Associations non grata
Le réseau associatif va organiser alors des ateliers pour développer le concept pour ces centres. «C’est ainsi que nous avons abouti à la notion de Maisons de la citoyenneté, des lieux de formation, de concertation et d’échanges où des thèmes comme la laïcité et la démocratie pourraient être discutés sans que cela remplace pour autant le travail de proximité», explique M. Chaibat. Il était également question que les centres soient indépendants de la Fondation et que les symboles de l’Etat, comme la photo du roi par exemple, n’y soient présents. Il semble que cette idée n’a pas trop plu aux responsables de la Fondation. «Ils nous ont fait savoir qu’ils étaient en train de revoir le concept des centres en mettant davantage l’accent sur le travail direct avec les associations de base et qu’ils n’étaient plus intéressés par le travail avec nous», raconte le S.G du Resaq. Avant d’ajouter : «Nous avons pris la décision d’être ouverts à toutes les structures. Mais à une seule condition : préserver notre indépendance et défendre notre vision et nos valeurs». Une indépendance qui n’est pas du goût d’une Fondation pourtant créée pour contribuer à apporter un peu de réconfort à des millions de nos citoyens marginalisés.

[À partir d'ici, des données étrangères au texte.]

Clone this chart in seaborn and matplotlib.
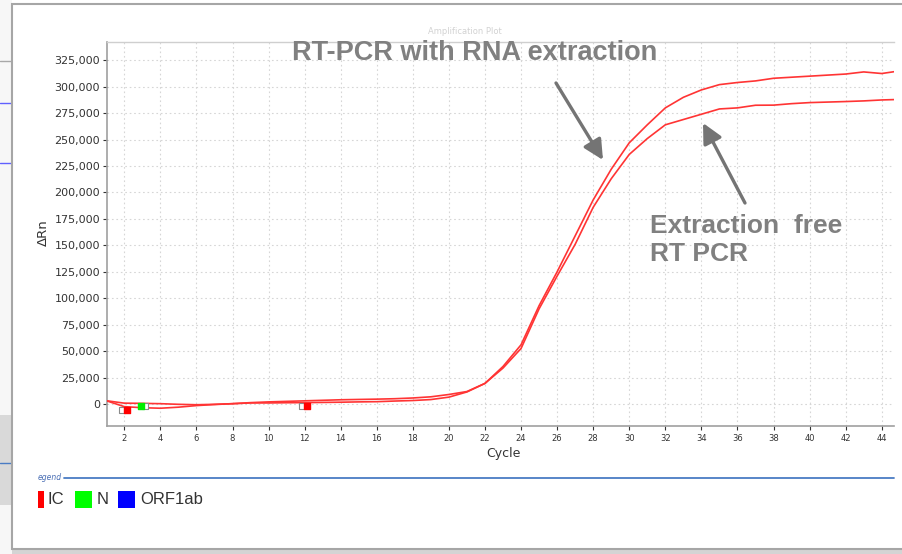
import numpy as np
import pandas as pd
import matplotlib
matplotlib.use("Agg")
import matplotlib.pyplot as plt
import matplotlib.patches as mpatches
from matplotlib.ticker import FuncFormatter
import seaborn as sns

# ---------------- data ----------------
cycles = list(range(1, 46))
rn_with_extraction = [3100, 800, 600, 300, -300, -700, -300, 300, 1300, 2000,
                      2500, 3000, 3500, 4000, 4300, 4600, 5000, 5700, 6800, 9000,
                      11800, 19500, 35500, 56000, 93000, 125000, 159000, 193000, 222000, 247000,
                      264000, 280000, 290000, 297000, 302000, 304000, 305500, 308000, 309000, 310000,
                      311000, 312000, 314000, 312500, 315000]
rn_extraction_free = [3100, -2500, -3500, -4000, -3000, -1500, -500, 300, 1000, 1000,
                      1200, 1300, 1500, 1700, 2000, 2200, 2800, 3300, 4200, 6500,
                      11400, 19500, 34000, 52500, 90000, 121000, 151000, 186000, 213000, 236000,
                      251000, 264000, 269000, 274000, 279000, 280000, 282500, 282600, 284000, 285000,
                      285500, 286000, 286600, 287500, 288000]

# baseline start / end markers (cycle, dRn)
marker_open_x = [1.86, 3.15, 11.85]
marker_open_y = [-5200, -1900, -1900]
marker_red_x = [2.15, 12.12]
marker_red_y = [-5500, -1900]
marker_green_x = [2.9]
marker_green_y = [-1900]

y_ticks = list(range(0, 325001, 25000))
x_ticks = list(range(2, 45, 2))

legend_labels = ["IC", "N", "ORF1ab"]
legend_colors = ["#ff0000", "#00ff00", "#0000ff"]

label_top = "RT-PCR with RNA extraction"
label_free = "Extraction  free\nRT PCR"

# ---------------- figure ----------------
W, H = 903, 554
sns.set_theme(style="white")
plt.rcParams["font.family"] = ["DejaVu Sans"]

fig = plt.figure(figsize=(W / 100, H / 100), dpi=100)
fig.patch.set_facecolor("white")

def fx(px):
    return px / W

def fy(py):
    return 1 - py / H

# ---- screenshot frame decoration (behind everything) ----
fig.patches.append(mpatches.Rectangle((0, 0), fx(12), 1, transform=fig.transFigure,
                                      facecolor="#f7f7f7", edgecolor="none", zorder=-5))
fig.patches.append(mpatches.Rectangle((0, fy(505)), fx(12), fy(415) - fy(505), transform=fig.transFigure,
                                      facecolor="#d9d9d9", edgecolor="none", zorder=-4))
for yy, cc in [(61, "#a8a8a8"), (103, "#6060ff"), (163, "#6060ff"), (463, "#4a7cc4")]:
    fig.add_artist(plt.Line2D([0, fx(12)], [fy(yy), fy(yy)], transform=fig.transFigure,
                              color=cc, lw=1, zorder=-3))
fig.patches.append(mpatches.Rectangle((fx(12), 0), 1.0, fy(549), transform=fig.transFigure,
                                      facecolor="#d4d4d4", edgecolor="none", zorder=-3))
fig.patches.append(mpatches.Rectangle((fx(12), fy(549)), 1.0, fy(4) - fy(549), transform=fig.transFigure,
                                      facecolor="white", edgecolor="#a6a6a6", lw=1.5, zorder=-2))

# ---- axes ----
ax = fig.add_axes([fx(107), fy(426), fx(894) - fx(107), fy(42) - fy(426)])
ax.set_facecolor("white")

df = pd.DataFrame({
    "Cycle": cycles * 2,
    "dRn": rn_with_extraction + rn_extraction_free,
    "Method": ["with extraction"] * len(cycles) + ["extraction free"] * len(cycles),
})
sns.lineplot(data=df, x="Cycle", y="dRn", hue="Method",
             palette=["#ff3434", "#ff3434"], legend=False, ax=ax, lw=1.2, zorder=3)

ax.scatter(marker_open_x, marker_open_y, marker="s", s=16, facecolor="white",
           edgecolor="#8a8a8a", linewidths=0.8, zorder=4)
ax.scatter(marker_red_x, marker_red_y, marker="s", s=18, color="#ff0000", zorder=5)
ax.scatter(marker_green_x, marker_green_y, marker="s", s=18, color="#00ee00", zorder=5)

ax.set_xlim(1.04, 44.68)
ax.set_ylim(-20800, 342300)
ax.set_xticks(x_ticks)
ax.set_yticks(y_ticks)
ax.yaxis.set_major_formatter(FuncFormatter(lambda v, p: f"{int(v):,}"))
ax.grid(True, color="#d6d6d6", linestyle=(0, (1.5, 2.5)), lw=0.8)
ax.tick_params(axis="y", labelsize=8, colors="#333333", length=3, width=0.8, pad=2, left=True)
ax.tick_params(axis="x", labelsize=6, colors="#333333", length=3, width=0.8, pad=3, bottom=True)
for s in ["left", "bottom"]:
    ax.spines[s].set_color("#a0a0a0")
    ax.spines[s].set_linewidth(1.2)
ax.spines["top"].set_color("#cfcfcf")
ax.spines["top"].set_linewidth(1.0)
ax.spines["right"].set_visible(False)

ax.set_xlabel("Cycle", fontsize=9, color="#333333")
ax.set_ylabel("ΔRn", fontsize=9.5, color="#333333")
ax.xaxis.set_label_coords((503 - 107) / (894 - 107), (426 - 454) / (426 - 42), transform=ax.transAxes)
ax.yaxis.set_label_coords((43 - 107) / (894 - 107), (426 - 233) / (426 - 42), transform=ax.transAxes)
ax.xaxis.label.set_va("center")
ax.yaxis.label.set_va("center")

# faint title (mostly hidden in the reference)
fig.text(fx(465), fy(31), "Amplification Plot", fontsize=6, color="#d2d2d2",
         ha="center", va="center")

# ---- annotations ----
fig.text(fx(475), fy(53), label_top, fontsize=19.5, fontweight="bold", color="#808080",
         family=["Liberation Sans", "DejaVu Sans"], ha="center", va="center", zorder=10)
fig.text(fx(650), fy(240), label_free, fontsize=19, fontweight="bold", color="#808080",
         family=["Liberation Sans", "DejaVu Sans"], ha="left", va="center", linespacing=1.2, zorder=10)

arrow_kw = dict(arrowstyle="-|>,head_length=0.6,head_width=0.3", color="#747474", lw=2.4,
                shrinkA=0, shrinkB=0, mutation_scale=20)
fig.add_artist(mpatches.FancyArrowPatch((fx(556), fy(83)), (fx(603), fy(160)),
                                        transform=fig.transFigure, zorder=10, **arrow_kw))
fig.add_artist(mpatches.FancyArrowPatch((fx(745), fy(203)), (fx(703), fy(123)),
                                        transform=fig.transFigure, zorder=10, **arrow_kw))

# ---- legend strip ----
fig.text(fx(38), fy(478), "egend", fontsize=5.5, style="italic", color="#4a6fb5",
         ha="left", va="center")
fig.add_artist(plt.Line2D([fx(64), fx(894)], [fy(478), fy(478)], transform=fig.transFigure,
                          color="#4a7cc4", lw=1.3))
leg_x = [38, 75, 118]
leg_w = [6, 17, 17]
leg_tx = [48, 97, 140]
for lab, col, x0, w, tx in zip(legend_labels, legend_colors, leg_x, leg_w, leg_tx):
    fig.patches.append(mpatches.Rectangle((fx(x0), fy(508)), fx(w), fy(491) - fy(508),
                                          transform=fig.transFigure, facecolor=col,
                                          edgecolor="none", zorder=5))
    fig.text(fx(tx), fy(500), lab, fontsize=12, color="#333333",
             family=["Liberation Sans", "DejaVu Sans"], ha="left", va="center")

fig.savefig("out.png", dpi=100)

En attendant, la presse officielle fait état de plusieurs projets et autres actions de solidarité menées par la Fondation. Des entreprises nationales s’affichent en partenaires financiers de ces mêmes actions, ce qui leur permet de se rapprocher du sérail. Et le peuple est en attente d’une véritable stratégie sociale capable de le faire sortir des affres de la marge.